Deriving Hamiltonian for 2-DoF Aero-Elastic System

[thrillhouse86]

Hi all,

I am in a bit of a dilly of a pickle of a rhubarb of a jam with determining the Hamiltonian of a specific system. For background information it is an 2-DoF aero-elastic system where I am (temporarily) neglecting the aerodynamic lift and moment terms.

Being an intrinsically engineering problem, the full equations of motion that include the lift and moment terms have been formulated using Newtonian mechanics. I have temporarily ignored these nonconservative terms and derived a Lagrangian which, upon applying the Euler-Lagrange equations reproduces the equations of motion.

Now I have determined the Hamiltonian by defining the canonical momentum as:
p_{i} = dL/dq{dot}_i and applied the Legendre transform (sure enough it is H = T + V) and I now have the Hamiltonian in terms of my generalised position and velocities - the problem is that I cannot for the life of me write the hamiltonian in terms of the generalised position and momentum.

So I guess my question is two-fold

1. Is there a systematic way of determining the Hamiltonian in terms of the generalized position & momentum given the Hamiltonian in terms of the generalised position and velocity ? Or is the only way a character building algebraic exercise ?

2. Is it possible to have a conservative system which has a Lagrangian but does not have a Hamiltonian ?

Cheeers,
Thrillhouse86

 

[Bob S]

It's been a long time, but
1) Isn't momentum simply the mass times velocity?
2)Acording to my old text, "Thus for a system in which L = T - V and in which the transformation equations don't explicitly contain the time, H is equal to the total energy of the system." i.e., H = T + V.

 

[Dale]

Now I have determined the Hamiltonian by defining the canonical momentum as:
p_{i} = dL/dq{dot}_i and applied the Legendre transform (sure enough it is H = T + V) and I now have the Hamiltonian in terms of my generalised position and velocities - the problem is that I cannot for the life of me write the hamiltonian in terms of the generalised position and momentum.

Use the expressions for the canonical momenta (p_{i} = dL/dq{dot}_i), solve those for the generalized velocities and substitute into the Hamiltonian.

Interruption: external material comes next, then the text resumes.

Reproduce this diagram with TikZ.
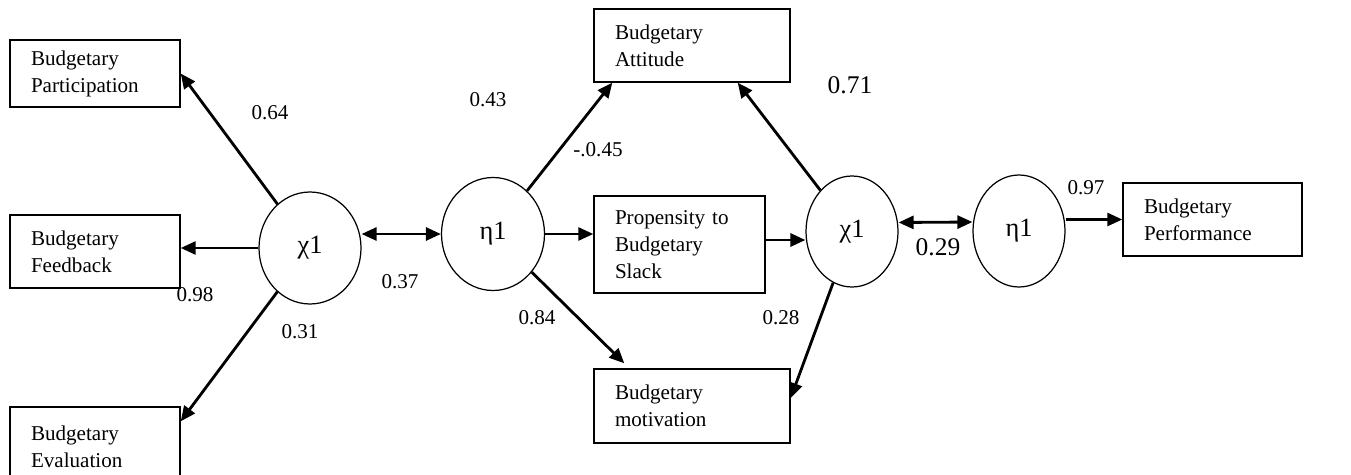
\documentclass[tikz,border=0pt]{standalone}
\usepackage{fontspec}
\setmainfont{Liberation Serif}
\usetikzlibrary{arrows.meta,shapes.geometric}

\tikzset{
  box/.style={draw, line width=0.8pt, inner xsep=0.42cm, inner ysep=0pt, align=left,
    font=\fontsize{12}{15.4}\selectfont},
  latent/.style={draw, ellipse, line width=0.7pt, inner sep=0pt, font=\fontsize{15}{17}\selectfont},
  coef/.style={inner sep=0pt, font=\fontsize{12}{14}\selectfont},
  bigcoef/.style={inner sep=0pt, font=\fontsize{14.5}{16}\selectfont},
  effect/.style={line width=1.6pt, -{Triangle[length=0.3cm,width=0.26cm]}},
  twoway/.style={line width=1.6pt, {Triangle[length=0.3cm,width=0.26cm]}-{Triangle[length=0.3cm,width=0.26cm]}}
}

\begin{document}
\begin{tikzpicture}

\useasboundingbox (0,0) rectangle (27.02,-9.5);

\node[box, text width=2.56cm, minimum height=1.34cm] (part) at (1.9,-1.47) {Budgetary\\Participation};
\node[box, text width=2.56cm, minimum height=1.46cm] (feed) at (1.9,-5.03) {Budgetary\\Feedback};
\node[box, text width=2.56cm, minimum height=1.6cm] (eval) at (1.9,-8.94) {Budgetary\\Evaluation};

\node[latent, minimum width=2.04cm, minimum height=2.24cm] (chiA) at (6.2,-4.96) {χ1};
\node[latent, minimum width=2.06cm, minimum height=2.26cm] (etaA) at (9.86,-4.68) {η1};

\node[box, text width=3.08cm, minimum height=1.46cm] (att) at (13.84,-0.91) {Budgetary\\Attitude};
\node[box, text width=2.58cm, minimum height=1.94cm] (prop) at (13.59,-4.89) {Propensity to\\Budgetary\\Slack};
\node[box, text width=3.08cm, minimum height=1.48cm] (motiv) at (13.84,-8.12) {Budgetary\\motivation};

\node[latent, minimum width=1.84cm, minimum height=2.22cm] (chiB) at (17.04,-4.63) {χ1};
\node[latent, minimum width=1.84cm, minimum height=2.24cm] (etaB) at (20.38,-4.62) {η1};

\node[box, text width=2.74cm, minimum height=1.46cm] (perf) at (24.25,-4.39) {Budgetary\\Performance};

\draw[effect] (chiA) -- (part.east);
\draw[effect] (chiA.west) -- (chiA.west -| feed.east);
\draw[effect] (chiA) -- ([yshift=-0.3cm]eval.north east);
\draw[twoway] (etaA.west -| chiA.east) -- (etaA.west);

\draw[effect] (etaA) -- ([xshift=0.38cm]att.south west);
\draw[effect] (etaA.east) -- (etaA.east -| prop.west);
\draw[effect] (etaA) -- ([xshift=0.62cm,yshift=0.1cm]motiv.north west);
\draw[effect] ([yshift=0.09cm]prop.east) -- ([yshift=0.09cm]prop.east -| chiB.west);

\draw[effect] (chiB) -- ([xshift=-1.06cm]att.south east);
\draw[effect] (chiB) -- ([yshift=0.16cm]motiv.east);
\draw[twoway] ([yshift=0.18cm]chiB.east) -- ([yshift=0.18cm]etaB.west);
\draw[effect] (etaB.east |- perf.west) -- (perf.west);

\node[coef] (c064) at (5.4,-2.26) {0.64};
\node[coef] (c098) at (3.9,-5.9) {0.98};
\node[coef] (c031) at (6.0,-6.64) {0.31};
\node[coef] (c037) at (8.0,-5.64) {0.37};
\node[coef] (c043) at (9.76,-2.0) {0.43};
\node[coef] (c045) at (11.96,-3.0) {-.0.45};
\node[bigcoef] (c071) at (17.0,-1.7) {0.71};
\node[coef] (c084) at (10.74,-6.36) {0.84};
\node[coef] (c028) at (15.62,-6.36) {0.28};
\node[bigcoef] (c029) at (18.76,-4.94) {0.29};
\node[coef] (c097) at (21.72,-3.76) {0.97};

\end{tikzpicture}
\end{document}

Then you will have an expression in terms of generalized momenta rather than generalized velocities.

 

[thrillhouse86]

Thanks DaleSpam - it might be worth pointing out to anyone as dull as me that writing the relationship between the canonical momentum and the generalised velocities as a matrix equation gives one a systematic manner of writing the canonical momentum(s) in terms of the generalized velocities.

also thanks for trying to help me out Bob S - but I think what you are describing is the kinematic momentum - and this often, but is not necessarily the same as the canonical momentum. The classical example is to consider the canonical momentum for a charged particle in an electric and magnetic field - it turns out the canonical momentum is the classical momentum plus some term associated with charge and the electric field

 

[Dale]

2. Is it possible to have a conservative system which has a Lagrangian but does not have a Hamiltonian ?

I have thought about this a bit and come to the conclusion that no, it is not possible. However, it is probably possible that the expressions for the canonical momenta may not be invertible in all cases and therefore there may not always be a closed-form expression for the generalized velocities in terms of the generalized momenta. That would mean that the Hamiltonian (although it would certainly exist) could only be found numerically.

 

[Danger]

a bit of a dilly of a pickle of a rhubarb of a jam

Sounds like something that you'd find in Turbo's pantry.
Sorry... off-topic...